• **Aim**
Repeat, exactly and completely, the material that follows. Omit the pictures.

• **Data**
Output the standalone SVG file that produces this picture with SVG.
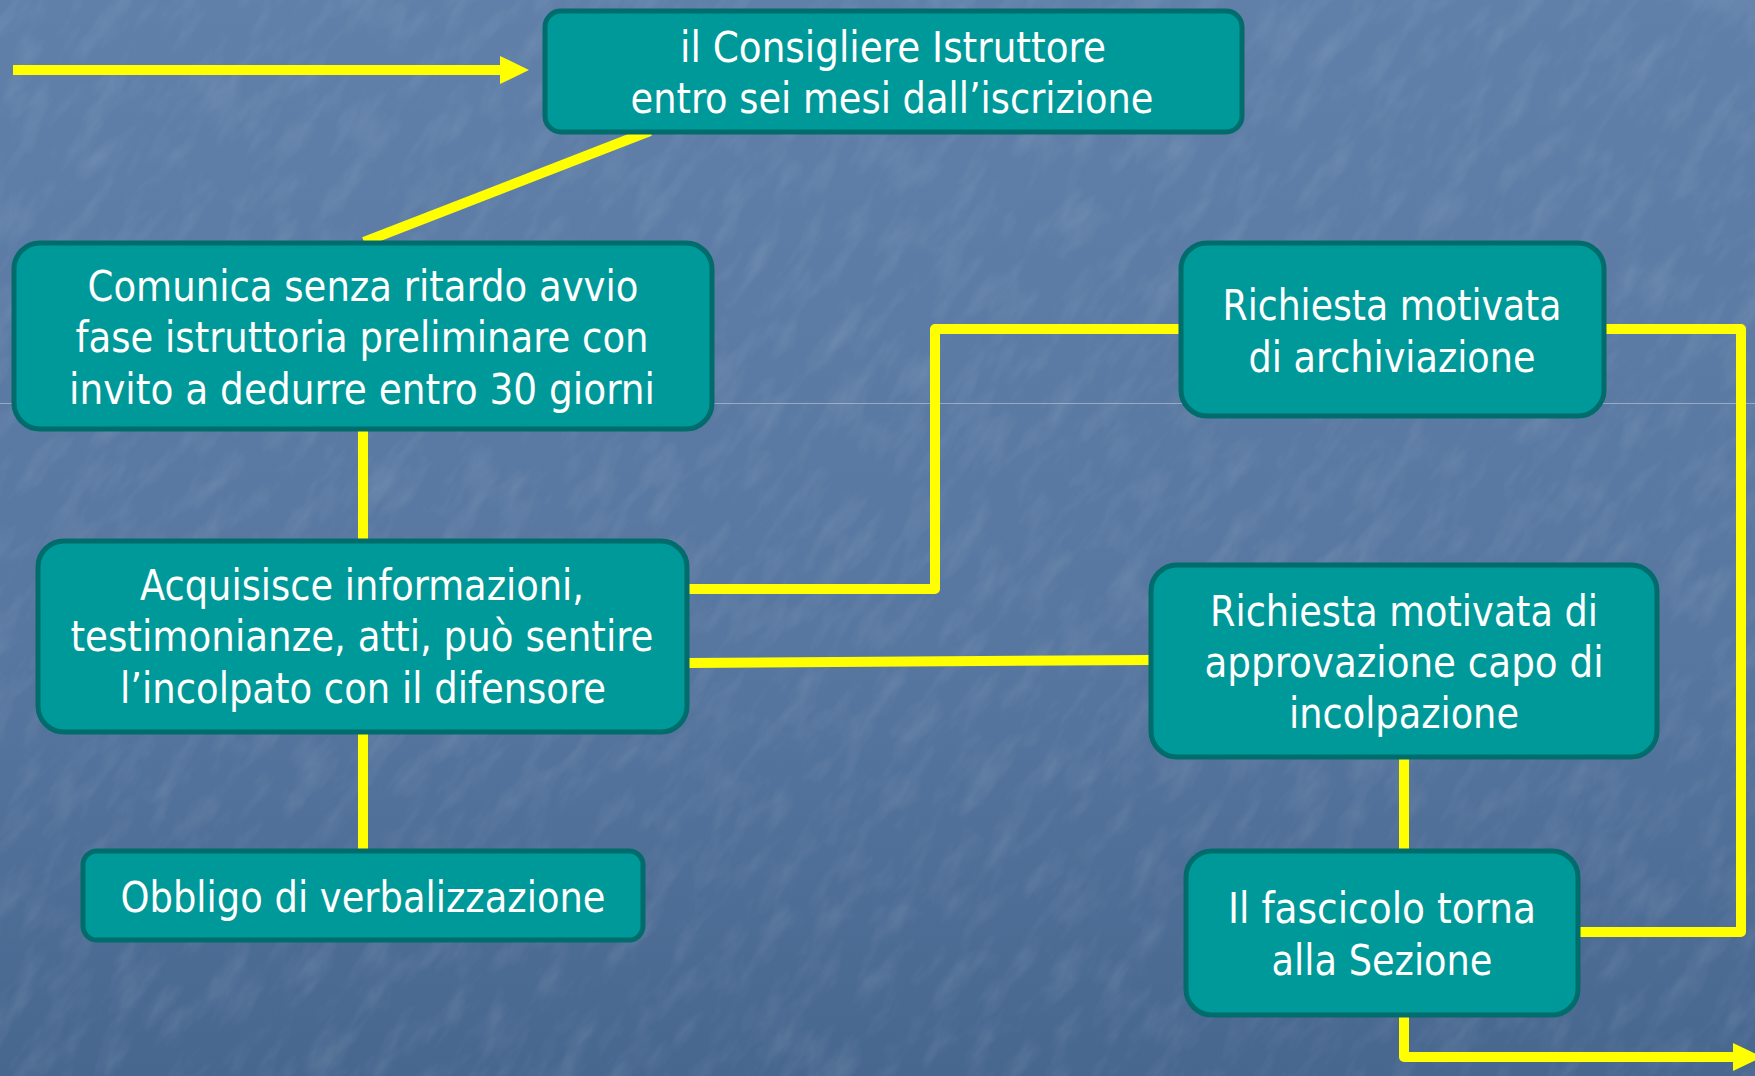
<svg xmlns="http://www.w3.org/2000/svg" width="1755" height="1076" viewBox="0 0 1755 1076">
  <defs>
    <linearGradient id="bg" x1="0" y1="0" x2="0" y2="1">
      <stop offset="0" stop-color="#6080a9"/>
      <stop offset="0.6" stop-color="#5877a0"/>
      <stop offset="1" stop-color="#48678f"/>
    </linearGradient>
    <filter id="tex" x="0" y="0" width="100%" height="100%">
      <feTurbulence type="fractalNoise" baseFrequency="0.018 0.045" numOctaves="4" seed="11"/>
      <feColorMatrix type="matrix" values="0 0 0 0 1  0 0 0 0 1  0 0 0 0 1  1.5 0 0 0 -0.68"/>
    </filter>
    <marker id="arrow" markerUnits="userSpaceOnUse" markerWidth="30" markerHeight="30" refX="0" refY="14" orient="auto" viewBox="0 0 30 28">
      <path d="M0,0 L29,14 L0,28 Z" fill="#ffff00"/>
    </marker>
    <style>
      .node rect { fill: #009999; stroke: #006c6c; stroke-width: 5; }
      .node text { fill: #ffffff; font-family: "DejaVu Sans Condensed", "DejaVu Sans", sans-serif; font-size: 42px; text-anchor: middle; }
      .conn { fill: none; stroke: #ffff00; stroke-width: 10; stroke-linejoin: round; stroke-linecap: butt; }
    </style>
  </defs>

  <g id="background">
    <rect x="0" y="0" width="1755" height="1076" fill="url(#bg)"/>
    <g transform="rotate(-55 877 538)" opacity="0.13">
      <rect x="-600" y="-600" width="2955" height="2276" filter="url(#tex)"/>
    </g>
    <line x1="0" y1="403.5" x2="1755" y2="403.5" stroke="#c8d2de" stroke-opacity="0.55" stroke-width="1"/>
  </g>

  <g id="connectors">
    <line class="conn" x1="13" y1="70" x2="500" y2="70" marker-end="url(#arrow)"/>
    <line class="conn" x1="650" y1="131" x2="364" y2="242"/>
    <line class="conn" x1="363" y1="429" x2="363" y2="540"/>
    <line class="conn" x1="363" y1="732" x2="363" y2="851"/>
    <polyline class="conn" points="687,589 935,589 935,329 1181,329"/>
    <line class="conn" x1="687" y1="663" x2="1151" y2="660"/>
    <polyline class="conn" points="1604,329 1741,329 1741,932 1578,932"/>
    <line class="conn" x1="1404" y1="757" x2="1404" y2="851"/>
    <polyline class="conn" points="1404,1015 1404,1057 1733,1057" marker-end="url(#arrow)"/>
  </g>

  <g id="node-consigliere" class="node">
    <rect x="545" y="11" width="697" height="121" rx="16"/>
    <text x="893" y="62" textLength="426" lengthAdjust="spacingAndGlyphs">il Consigliere Istruttore</text>
    <text x="892" y="113" textLength="523" lengthAdjust="spacingAndGlyphs">entro sei mesi dall’iscrizione</text>
  </g>

  <g id="node-comunica" class="node">
    <rect x="14" y="243" width="698" height="186" rx="26"/>
    <text x="363" y="301" textLength="551" lengthAdjust="spacingAndGlyphs">Comunica senza ritardo avvio</text>
    <text x="362" y="352" textLength="573" lengthAdjust="spacingAndGlyphs">fase istruttoria preliminare con</text>
    <text x="362" y="404" textLength="586" lengthAdjust="spacingAndGlyphs">invito a dedurre entro 30 giorni</text>
  </g>

  <g id="node-acquisisce" class="node">
    <rect x="38" y="541" width="649" height="191" rx="26"/>
    <text x="362" y="600" textLength="444" lengthAdjust="spacingAndGlyphs">Acquisisce informazioni,</text>
    <text x="362" y="651" textLength="583" lengthAdjust="spacingAndGlyphs">testimonianze, atti, può sentire</text>
    <text x="363" y="703" textLength="486" lengthAdjust="spacingAndGlyphs">l’incolpato con il difensore</text>
  </g>

  <g id="node-obbligo" class="node">
    <rect x="83" y="851" width="560" height="89" rx="14"/>
    <text x="363" y="912" textLength="485" lengthAdjust="spacingAndGlyphs">Obbligo di verbalizzazione</text>
  </g>

  <g id="node-archiviazione" class="node">
    <rect x="1181" y="243" width="423" height="173" rx="26"/>
    <text x="1392" y="320" textLength="339" lengthAdjust="spacingAndGlyphs">Richiesta motivata</text>
    <text x="1392" y="372" textLength="287" lengthAdjust="spacingAndGlyphs">di archiviazione</text>
  </g>

  <g id="node-approvazione" class="node">
    <rect x="1151" y="565" width="506" height="192" rx="26"/>
    <text x="1404" y="626" textLength="388" lengthAdjust="spacingAndGlyphs">Richiesta motivata di</text>
    <text x="1404" y="677" textLength="399" lengthAdjust="spacingAndGlyphs">approvazione capo di</text>
    <text x="1404" y="728" textLength="230" lengthAdjust="spacingAndGlyphs">incolpazione</text>
  </g>

  <g id="node-fascicolo" class="node">
    <rect x="1186" y="851" width="392" height="164" rx="26"/>
    <text x="1382" y="923" textLength="308" lengthAdjust="spacingAndGlyphs">Il fascicolo torna</text>
    <text x="1382" y="975" textLength="221" lengthAdjust="spacingAndGlyphs">alla Sezione</text>
  </g>
</svg>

• **Complete response**
Output the standalone SVG file that produces this picture with SVG.
<svg xmlns="http://www.w3.org/2000/svg" width="1755" height="1076" viewBox="0 0 1755 1076">
  <defs>
    <linearGradient id="bg" x1="0" y1="0" x2="0" y2="1">
      <stop offset="0" stop-color="#6080a9"/>
      <stop offset="0.6" stop-color="#5877a0"/>
      <stop offset="1" stop-color="#48678f"/>
    </linearGradient>
    <filter id="tex" x="0" y="0" width="100%" height="100%">
      <feTurbulence type="fractalNoise" baseFrequency="0.018 0.045" numOctaves="4" seed="11"/>
      <feColorMatrix type="matrix" values="0 0 0 0 1  0 0 0 0 1  0 0 0 0 1  1.5 0 0 0 -0.68"/>
    </filter>
    <marker id="arrow" markerUnits="userSpaceOnUse" markerWidth="30" markerHeight="30" refX="0" refY="14" orient="auto" viewBox="0 0 30 28">
      <path d="M0,0 L29,14 L0,28 Z" fill="#ffff00"/>
    </marker>
    <style>
      .node rect { fill: #009999; stroke: #006c6c; stroke-width: 5; }
      .node text { fill: #ffffff; font-family: "DejaVu Sans Condensed", "DejaVu Sans", sans-serif; font-size: 42px; text-anchor: middle; }
      .conn { fill: none; stroke: #ffff00; stroke-width: 10; stroke-linejoin: round; stroke-linecap: butt; }
    </style>
  </defs>

  <g id="background">
    <rect x="0" y="0" width="1755" height="1076" fill="url(#bg)"/>
    <g transform="rotate(-55 877 538)" opacity="0.13">
      <rect x="-600" y="-600" width="2955" height="2276" filter="url(#tex)"/>
    </g>
    <line x1="0" y1="403.5" x2="1755" y2="403.5" stroke="#c8d2de" stroke-opacity="0.55" stroke-width="1"/>
  </g>

  <g id="connectors">
    <line class="conn" x1="13" y1="70" x2="500" y2="70" marker-end="url(#arrow)"/>
    <line class="conn" x1="650" y1="131" x2="364" y2="242"/>
    <line class="conn" x1="363" y1="429" x2="363" y2="540"/>
    <line class="conn" x1="363" y1="732" x2="363" y2="851"/>
    <polyline class="conn" points="687,589 935,589 935,329 1181,329"/>
    <line class="conn" x1="687" y1="663" x2="1151" y2="660"/>
    <polyline class="conn" points="1604,329 1741,329 1741,932 1578,932"/>
    <line class="conn" x1="1404" y1="757" x2="1404" y2="851"/>
    <polyline class="conn" points="1404,1015 1404,1057 1733,1057" marker-end="url(#arrow)"/>
  </g>

  <g id="node-consigliere" class="node">
    <rect x="545" y="11" width="697" height="121" rx="16"/>
    <text x="893" y="62" textLength="426" lengthAdjust="spacingAndGlyphs">il Consigliere Istruttore</text>
    <text x="892" y="113" textLength="523" lengthAdjust="spacingAndGlyphs">entro sei mesi dall’iscrizione</text>
  </g>

  <g id="node-comunica" class="node">
    <rect x="14" y="243" width="698" height="186" rx="26"/>
    <text x="363" y="301" textLength="551" lengthAdjust="spacingAndGlyphs">Comunica senza ritardo avvio</text>
    <text x="362" y="352" textLength="573" lengthAdjust="spacingAndGlyphs">fase istruttoria preliminare con</text>
    <text x="362" y="404" textLength="586" lengthAdjust="spacingAndGlyphs">invito a dedurre entro 30 giorni</text>
  </g>

  <g id="node-acquisisce" class="node">
    <rect x="38" y="541" width="649" height="191" rx="26"/>
    <text x="362" y="600" textLength="444" lengthAdjust="spacingAndGlyphs">Acquisisce informazioni,</text>
    <text x="362" y="651" textLength="583" lengthAdjust="spacingAndGlyphs">testimonianze, atti, può sentire</text>
    <text x="363" y="703" textLength="486" lengthAdjust="spacingAndGlyphs">l’incolpato con il difensore</text>
  </g>

  <g id="node-obbligo" class="node">
    <rect x="83" y="851" width="560" height="89" rx="14"/>
    <text x="363" y="912" textLength="485" lengthAdjust="spacingAndGlyphs">Obbligo di verbalizzazione</text>
  </g>

  <g id="node-archiviazione" class="node">
    <rect x="1181" y="243" width="423" height="173" rx="26"/>
    <text x="1392" y="320" textLength="339" lengthAdjust="spacingAndGlyphs">Richiesta motivata</text>
    <text x="1392" y="372" textLength="287" lengthAdjust="spacingAndGlyphs">di archiviazione</text>
  </g>

  <g id="node-approvazione" class="node">
    <rect x="1151" y="565" width="506" height="192" rx="26"/>
    <text x="1404" y="626" textLength="388" lengthAdjust="spacingAndGlyphs">Richiesta motivata di</text>
    <text x="1404" y="677" textLength="399" lengthAdjust="spacingAndGlyphs">approvazione capo di</text>
    <text x="1404" y="728" textLength="230" lengthAdjust="spacingAndGlyphs">incolpazione</text>
  </g>

  <g id="node-fascicolo" class="node">
    <rect x="1186" y="851" width="392" height="164" rx="26"/>
    <text x="1382" y="923" textLength="308" lengthAdjust="spacingAndGlyphs">Il fascicolo torna</text>
    <text x="1382" y="975" textLength="221" lengthAdjust="spacingAndGlyphs">alla Sezione</text>
  </g>
</svg>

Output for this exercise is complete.